Enhancement of Storage Efficiency during Carbon Dioxide Sequestration in Depleted Reservoirs

Abstract

Carbon capture and storage (CCS) is crucial for mitigating atmospheric carbon dioxide (CO₂) levels in the clean energy transition. Depleted hydrocarbon reservoirs, with their proven containment integrity, are promising candidates for CO₂ storage. However, maximizing pore space utilization to enhance storage capacity remains underexplored, particularly in depleted reservoirs where CO₂ transitions from gas to supercritical state during injection and storage. We experimentally investigated the impact of surfactants on CO₂ storage dynamics at the microscale using synchrotron-based high-resolution 3D microcomputed tomography. Experiments were conducted at pressures ranging from 6 to 16 MPa, and a constant temperature of 80 °C, covering both gas and supercritical phases of CO₂. Surfactants significantly reduced CO₂-brine interfacial tension (IFT) and created new flow paths through small pores, increasing CO₂ saturation by 30% at 6 MPa.
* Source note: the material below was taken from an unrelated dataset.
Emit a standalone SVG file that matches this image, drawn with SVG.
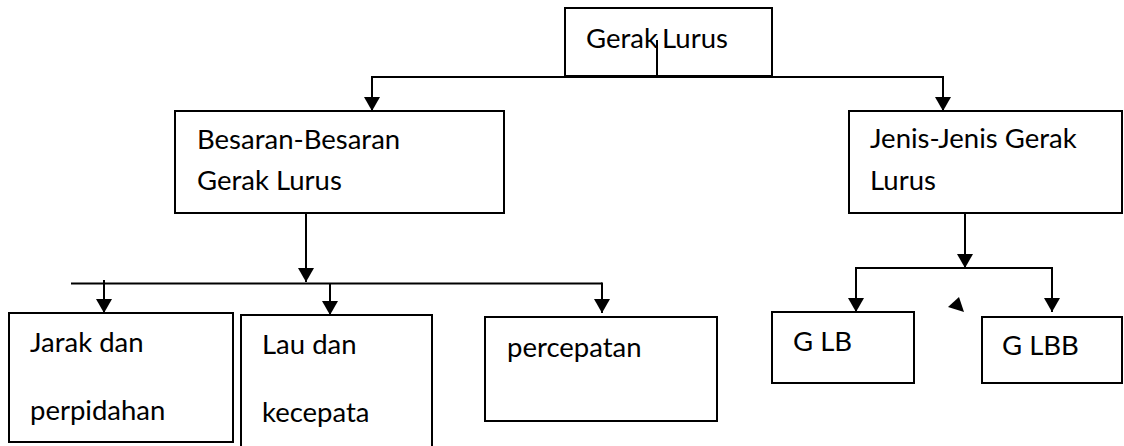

Although surfactant effectiveness decreased at higher pressures, it still enhanced storage efficiency by 12%, 14%, and 17% at 8, 12, and 16 MPa, respectively. These findings highlight the potential of surfactant-assisted CO₂ storage to optimize injection strategies, thereby contributing to more efficient utilization of depleted reservoirs. By improving storage efficiency, this approach supports global efforts to achieve substantial reductions in CO₂ emissions and combat climate change.